The Trium Morphic ESG L/S Fund launches on 20 February 2018, targeting European investors. It will be managed by experienced portfolio managers Jack Lowenstein (pictured), and Chad Slater.
Both managers have a multi-decade track record in successful, sustainable investing and will apply a fundamental equity long/short approach to the fund, targeting absolute returns. Multi-level risk management is at the heart of their approach and the fund will offer investors daily dealing. Typically, the fund will hold 20-60 long and short positions.
At the core of the Morphic investment process is the belief that markets have an inability to adapt to price changes in the real world. This also extends to changes in ESG for individual companies where studies suggest improvers are rewarded the most (Statman et al). 
By embedding ESG into the research process, the fund is able to find multiple new alpha sources. This includes shorting using a selection of ESG and non-ESG signals; for example, failed engagements are often a signal that a share price is likely to fall (Hoepner et al). Most of the shorts will be implemented through pair trades or as single stock shorts.
The team uses a two-stage ESG approach that, initially, applies a negative ESG screen to a universe of stocks and, then, this is used to analyse stocks to identify change. 
The final portfolio consists of fundamental longs and shorts that are consistent with both the firm’s ESG charter and the portfolio construction process. 
According to Jack Lowenstein, co-CIO of the Trium Morphic ESG L/S Fund, the idea that change creates opportunity is central to Morphic’s investment philosophy: “Responsible investing is having a gravitational effect on investment markets – reshaping the flow of capital to those companies demonstrating improvements in ESG and delivering sustainable returns to investors.”
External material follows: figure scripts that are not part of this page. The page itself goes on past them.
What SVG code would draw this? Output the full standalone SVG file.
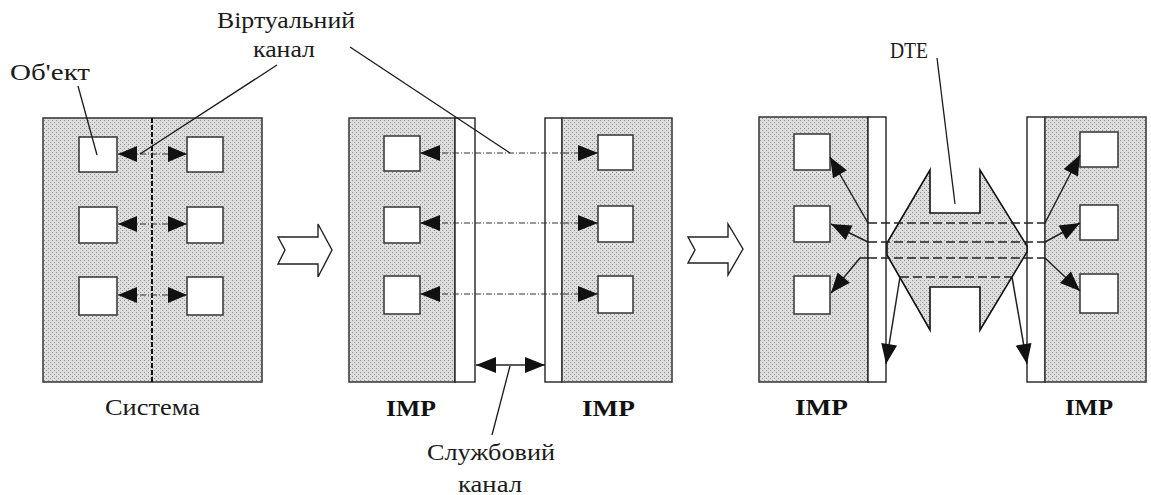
<svg xmlns="http://www.w3.org/2000/svg" width="1151" height="495" viewBox="0 0 1151 495">
  <defs>
    <!-- stippled grey used for the system / IMP panels and the DTE block -->
    <pattern id="stipple" width="4" height="4" patternUnits="userSpaceOnUse">
      <rect width="4" height="4" fill="#dddddd"/>
      <rect x="0" y="0" width="1" height="1" fill="#8f8f8f"/>
      <rect x="2" y="2" width="1" height="1" fill="#9a9a9a"/>
    </pattern>
    <!-- solid arrowheads, sized in user units -->
    <marker id="head" refX="20" refY="8" markerWidth="21" markerHeight="17"
            markerUnits="userSpaceOnUse" orient="auto-start-reverse" overflow="visible">
      <path d="M0,0 L20,8 L0,16 z" fill="#111"/>
    </marker>
    <marker id="headSm" refX="19" refY="8" markerWidth="20" markerHeight="17"
            markerUnits="userSpaceOnUse" orient="auto-start-reverse" overflow="visible">
      <path d="M0,0 L19,8 L0,16 z" fill="#111"/>
    </marker>
  </defs>
  <style>
    .panel { fill: url(#stipple); stroke: #333; stroke-width: 1.5; }
    .strip { fill: #fff; stroke: #222; stroke-width: 1.4; }
    .obj { fill: #fff; stroke: #333; stroke-width: 1.5; }
    .block { fill: #fff; stroke: #222; stroke-width: 1.4; stroke-linejoin: miter; }
    .lbl { font-family: "Liberation Serif", "DejaVu Serif", serif; font-size: 23px; fill: #1a1a1a; }
    .imp { font-family: "Liberation Serif", "DejaVu Serif", serif; font-size: 24px; font-weight: bold; fill: #111; }
    .lead { stroke: #1a1a1a; stroke-width: 1.3; fill: none; }
    .link { stroke: #333; stroke-width: 1.2; stroke-dasharray: 6 2 1 2; fill: none; }
    .dlink { stroke: #222; stroke-width: 1.5; fill: none; }
    .dash { stroke: #222; stroke-width: 1.5; stroke-dasharray: 9 4; fill: none; }
  </style>

  <rect width="1151" height="495" fill="#fff"/>

  <!-- System: one host with six objects -->
  <g id="system">
    <rect class="panel" x="43" y="118" width="219" height="264"/>
    <line x1="152" y1="118" x2="152" y2="382" stroke="#111" stroke-width="2" stroke-dasharray="5 2"/>
    <rect class="obj" x="79" y="137" width="38" height="35"/>
    <rect class="obj" x="187" y="137" width="36" height="35"/>
    <rect class="obj" x="79" y="207" width="38" height="36"/>
    <rect class="obj" x="187" y="207" width="36" height="36"/>
    <rect class="obj" x="79" y="277" width="38" height="38"/>
    <rect class="obj" x="187" y="277" width="36" height="38"/>
    <text class="lbl" x="105" y="415" textLength="95" lengthAdjust="spacingAndGlyphs">Система</text>
  </g>

  <!-- transition arrows -->
  <g id="step1">
    <path class="block" d="M278,237 L318,237 L318,224 L332,250 L318,277 L318,264 L278,264 L285,250 Z"/>
  </g>
  <g id="step2">
    <path class="block" d="M688,237 L728,237 L728,224 L743,249 L728,275 L728,263 L688,263 L695,250 Z"/>
  </g>

  <!-- Two IMPs joined by a service channel -->
  <g id="imp-a1">
    <rect class="panel" x="349" y="118" width="106" height="264"/>
    <rect class="strip" x="455" y="118" width="20" height="264"/>
    <rect class="obj" x="384" y="136" width="36" height="35"/>
    <rect class="obj" x="384" y="207" width="36" height="36"/>
    <rect class="obj" x="384" y="276" width="36" height="38"/>
    <text class="imp" x="386" y="416" textLength="50" lengthAdjust="spacingAndGlyphs">IMP</text>
  </g>
  <g id="imp-a2">
    <rect class="strip" x="545" y="118" width="17" height="264"/>
    <rect class="panel" x="562" y="118" width="110" height="264"/>
    <rect class="obj" x="598" y="135" width="35" height="35"/>
    <rect class="obj" x="598" y="206" width="35" height="36"/>
    <rect class="obj" x="598" y="276" width="35" height="37"/>
    <text class="imp" x="582" y="416" textLength="53" lengthAdjust="spacingAndGlyphs">IMP</text>
  </g>

  <!-- Two IMPs joined through the DTE -->
  <g id="imp-b1">
    <rect class="panel" x="759" y="117" width="109" height="265"/>
    <rect class="strip" x="868" y="117" width="18" height="265"/>
    <rect class="obj" x="794" y="134" width="36" height="36"/>
    <rect class="obj" x="794" y="206" width="36" height="36"/>
    <rect class="obj" x="794" y="276" width="36" height="38"/>
    <text class="imp" x="795" y="415" textLength="53" lengthAdjust="spacingAndGlyphs">IMP</text>
  </g>
  <g id="imp-b2">
    <rect class="strip" x="1027" y="117" width="18" height="265"/>
    <rect class="panel" x="1045" y="117" width="101" height="265"/>
    <rect class="obj" x="1080" y="132" width="38" height="35"/>
    <rect class="obj" x="1080" y="205" width="38" height="35"/>
    <rect class="obj" x="1080" y="274" width="38" height="39"/>
    <text class="imp" x="1065" y="415" textLength="48" lengthAdjust="spacingAndGlyphs">IMP</text>
  </g>
  <g id="dte">
    <path d="M887,243 L930,170 L930,213 L980,213 L980,170 L1027,246 L1027,252 L980,330 L980,287 L930,287 L930,330 L887,255 Z"
          fill="url(#stipple)" stroke="#111" stroke-width="1.6" stroke-linejoin="miter"/>
  </g>

  <!-- channels and links -->
  <g id="connectors">
    <!-- virtual channels inside the system -->
    <line class="link" x1="118" y1="154" x2="187" y2="154" marker-start="url(#headSm)" marker-end="url(#headSm)"/>
    <line class="link" x1="118" y1="224" x2="187" y2="224" marker-start="url(#headSm)" marker-end="url(#headSm)"/>
    <line class="link" x1="118" y1="295" x2="187" y2="295" marker-start="url(#headSm)" marker-end="url(#headSm)"/>

    <!-- virtual channels between IMPs -->
    <line class="link" x1="420" y1="153" x2="598" y2="153" marker-start="url(#head)" marker-end="url(#head)"/>
    <line class="link" x1="420" y1="223" x2="598" y2="223" marker-start="url(#head)" marker-end="url(#head)"/>
    <line class="link" x1="420" y1="294" x2="598" y2="294" marker-start="url(#head)" marker-end="url(#head)"/>
    <!-- service channel -->
    <line class="dlink" x1="476" y1="365" x2="545" y2="365" stroke-width="1" marker-start="url(#head)" marker-end="url(#head)"/>

    <!-- paths through the DTE -->
    <line class="dash" x1="868" y1="223" x2="1045" y2="223"/>
    <line class="dash" x1="868" y1="242" x2="1045" y2="242"/>
    <line class="dash" x1="868" y1="258" x2="1045" y2="258"/>
    <line class="dash" x1="900" y1="277" x2="1012" y2="277"/>

    <line class="dlink" x1="868" y1="223" x2="830" y2="157" marker-end="url(#head)"/>
    <line class="dlink" x1="868" y1="242" x2="831" y2="224" marker-end="url(#head)"/>
    <polyline class="dlink" points="868,258 860,258 831,293" marker-end="url(#head)"/>
    <line class="dlink" x1="1045" y1="223" x2="1080" y2="155" marker-end="url(#head)"/>
    <line class="dlink" x1="1045" y1="242" x2="1080" y2="223" marker-end="url(#head)"/>
    <line class="dlink" x1="1045" y1="258" x2="1080" y2="291" marker-end="url(#head)"/>
    <line class="dlink" x1="900" y1="277" x2="886" y2="364" marker-end="url(#head)"/>
    <line class="dlink" x1="1012" y1="277" x2="1027" y2="364" marker-end="url(#head)"/>
  </g>

  <!-- callouts -->
  <g id="callouts">
    <text class="lbl" x="10" y="80" textLength="80" lengthAdjust="spacingAndGlyphs">Об'ект</text>
    <line class="lead" x1="78" y1="86" x2="97" y2="155"/>
    <text class="lbl" x="217" y="28" textLength="138" lengthAdjust="spacingAndGlyphs">Віртуальний</text>
    <text class="lbl" x="253" y="57" textLength="62" lengthAdjust="spacingAndGlyphs">канал</text>
    <line class="lead" x1="277" y1="65" x2="140" y2="154"/>
    <line class="lead" x1="350" y1="47" x2="510" y2="153"/>
    <text class="lbl" x="427" y="460" textLength="128" lengthAdjust="spacingAndGlyphs">Службовий</text>
    <text class="lbl" x="458" y="492" textLength="64" lengthAdjust="spacingAndGlyphs">канал</text>
    <line class="lead" x1="492" y1="435" x2="510" y2="366"/>
    <text class="lbl" x="890" y="58" textLength="38" lengthAdjust="spacingAndGlyphs">DTE</text>
    <line class="lead" x1="937" y1="58" x2="955" y2="204"/>
  </g>
</svg>
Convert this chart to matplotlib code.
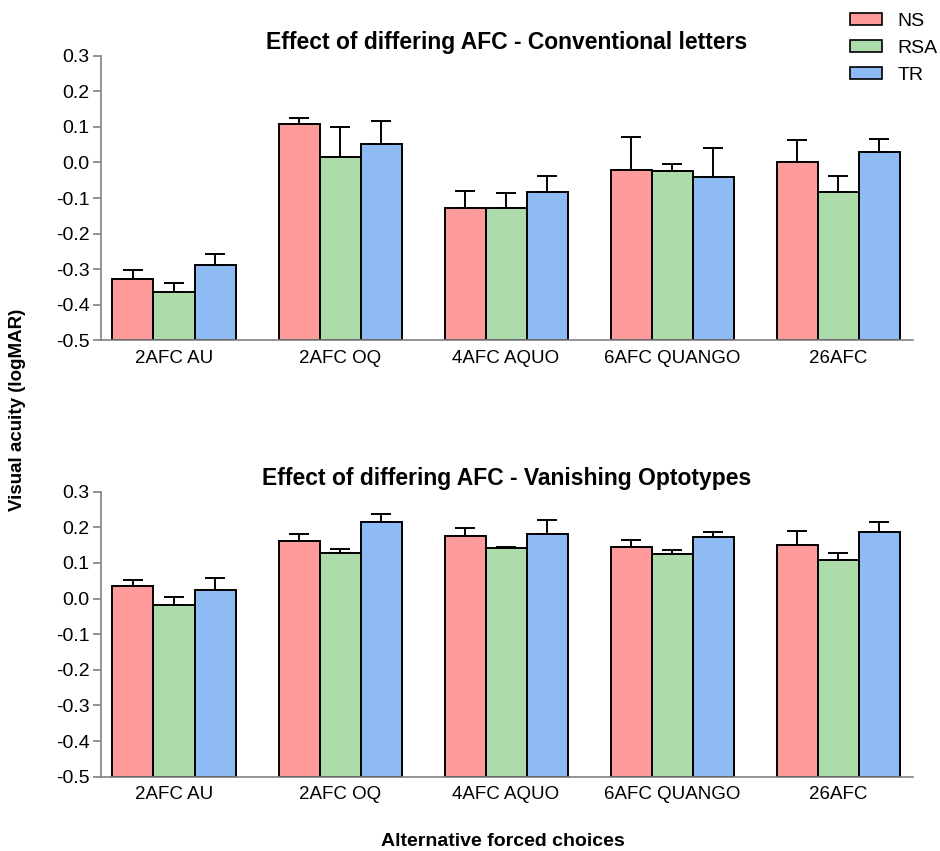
import numpy as np
import matplotlib
matplotlib.use('Agg')
from matplotlib import pyplot as plt
from matplotlib.patches import Patch

plt.rcParams['font.family'] = ['Liberation Sans', 'DejaVu Sans']

categories = ["2AFC AU", "2AFC OQ", "4AFC AQUO", "6AFC QUANGO", "26AFC"]
groups = ["NS", "RSA", "TR"]
colours = ["#FF9B9B", "#ACDCAA", "#8FBBF5"]

# Conventional letters: mean logMAR and upper SEM
letters_ns = [-0.327, 0.107, -0.127, -0.022, 0.002]
letters_rsa = [-0.364, 0.015, -0.127, -0.023, -0.083]
letters_tr = [-0.288, 0.052, -0.084, -0.041, 0.029]
letters_ns_err = [0.025, 0.019, 0.047, 0.094, 0.061]
letters_rsa_err = [0.026, 0.085, 0.040, 0.018, 0.044]
letters_tr_err = [0.030, 0.064, 0.045, 0.082, 0.038]

# Vanishing optotypes
vanish_ns = [0.035, 0.161, 0.176, 0.146, 0.150]
vanish_rsa = [-0.019, 0.129, 0.141, 0.125, 0.109]
vanish_tr = [0.024, 0.214, 0.182, 0.172, 0.187]
vanish_ns_err = [0.018, 0.021, 0.021, 0.019, 0.040]
vanish_rsa_err = [0.023, 0.009, 0.004, 0.012, 0.018]
vanish_tr_err = [0.034, 0.024, 0.039, 0.014, 0.027]

yticks = [-0.5, -0.4, -0.3, -0.2, -0.1, 0.0, 0.1, 0.2, 0.3]
base = -0.5


def drawpanel(ax, title, means, errs):
    x = np.arange(len(categories))
    width = 0.247
    for i, (vals, err) in enumerate(zip(means, errs)):
        pos = x + (i - 1) * width
        vals = np.array(vals)
        ax.bar(pos, vals - base, bottom=base, width=width, color=colours[i],
               edgecolor="black", linewidth=1.4, zorder=2)
        ax.errorbar(pos, vals, yerr=[np.zeros(len(vals)), err], fmt="none",
                    ecolor="black", elinewidth=1.4, capsize=7.5, capthick=1.4, zorder=3)

    ax.set_xlim(-0.44, 4.45)
    ax.set_ylim(-0.5, 0.3)
    ax.set_yticks(yticks)
    ax.set_yticklabels(["%.1f" % t for t in yticks], fontsize=14)
    ax.set_xticks(x)
    ax.set_xticklabels(categories, fontsize=13.5)
    ax.tick_params(axis="x", length=0, pad=7)
    ax.tick_params(axis="y", length=6, color="#808080", width=1.2, pad=2)
    for side in ["top", "right"]:
        ax.spines[side].set_visible(False)
    for side in ["left", "bottom"]:
        ax.spines[side].set_color("#808080")
        ax.spines[side].set_linewidth(1.2)
    ax.set_title(title, fontsize=16.5, fontweight="bold", pad=5)


fig = plt.figure(figsize=(9.4, 8.51), dpi=100)
ax1 = fig.add_axes([0.1074, 0.6001, 0.8636, 0.3344])
ax2 = fig.add_axes([0.1074, 0.0873, 0.8636, 0.3349])

drawpanel(ax1, "Effect of differing AFC - Conventional letters",
          [letters_ns, letters_rsa, letters_tr],
          [letters_ns_err, letters_rsa_err, letters_tr_err])
drawpanel(ax2, "Effect of differing AFC - Vanishing Optotypes",
          [vanish_ns, vanish_rsa, vanish_tr],
          [vanish_ns_err, vanish_rsa_err, vanish_tr_err])

fig.text(0.019, 0.518, "Visual acuity (logMAR)", rotation=90, fontsize=13.5,
         fontweight="bold", ha="center", va="center")
fig.text(0.535, 0.011, "Alternative forced choices", fontsize=14,
         fontweight="bold", ha="center", va="center")

handles = [Patch(facecolor=c, edgecolor="black", linewidth=1.2) for c in colours]
fig.legend(handles, groups, loc="upper left", bbox_to_anchor=(0.904, 0.985),
           frameon=False, fontsize=14, handlelength=1.65, handleheight=0.57,
           labelspacing=0.52, handletextpad=0.82, borderpad=0, borderaxespad=0)

fig.savefig("out.png", dpi=100)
“It is clear markets reward those companies making material ESG improvements. Hence, we don’t view exposure to companies with impressive ESG scorecards as a source of maximising alpha; instead, we seek companies implementing measures to improve their ESG profiles. This means accessing the future shape of change by identifying early catalysts for ESG improvements.”
Change is viewed through the lenses of evolving fundamentals and value opportunities through mis-pricing. Once an early catalyst has been identified, the team undertakes a forensic valuation and risk analysis before deciding on portfolio inclusion.
Lowenstein adds: “This process applies to both longs and shorts working from the premise that if companies outperform due to material ESG improvement, we can consequently expect stocks to underperform if they continue to exhibit poor or materially deteriorating ESG practices.”
Improving ESG factors, such as increasing boardroom diversity and the appointment of external directors, have been shown to produce better investor returns. During market crises, ESG or sustainable strategies have also been shown to outperform significantly. 
Chad Slater, co-CIO of the Trium Morphic ESG L/S Fund explains why an ESG strategy can provide stronger defences against draw-down risk: “ESG offers downside protection in three key ways: from an environmental perspective, companies have less exposure to ‘green risks’ such as increases in carbon and fuel taxes – as well as diminished exposure to one-off pollution-driven disasters.”
“Secondly, companies displaying improving commitment to the ‘S’ of ESG are less likely to suffer from employee lawsuits and have constructive relationships with regulators. Finally, demonstrable improvements to governance codes mitigate fraud through stronger auditing processes, while reducing conflicts of interest, bribery and other illegal activity.”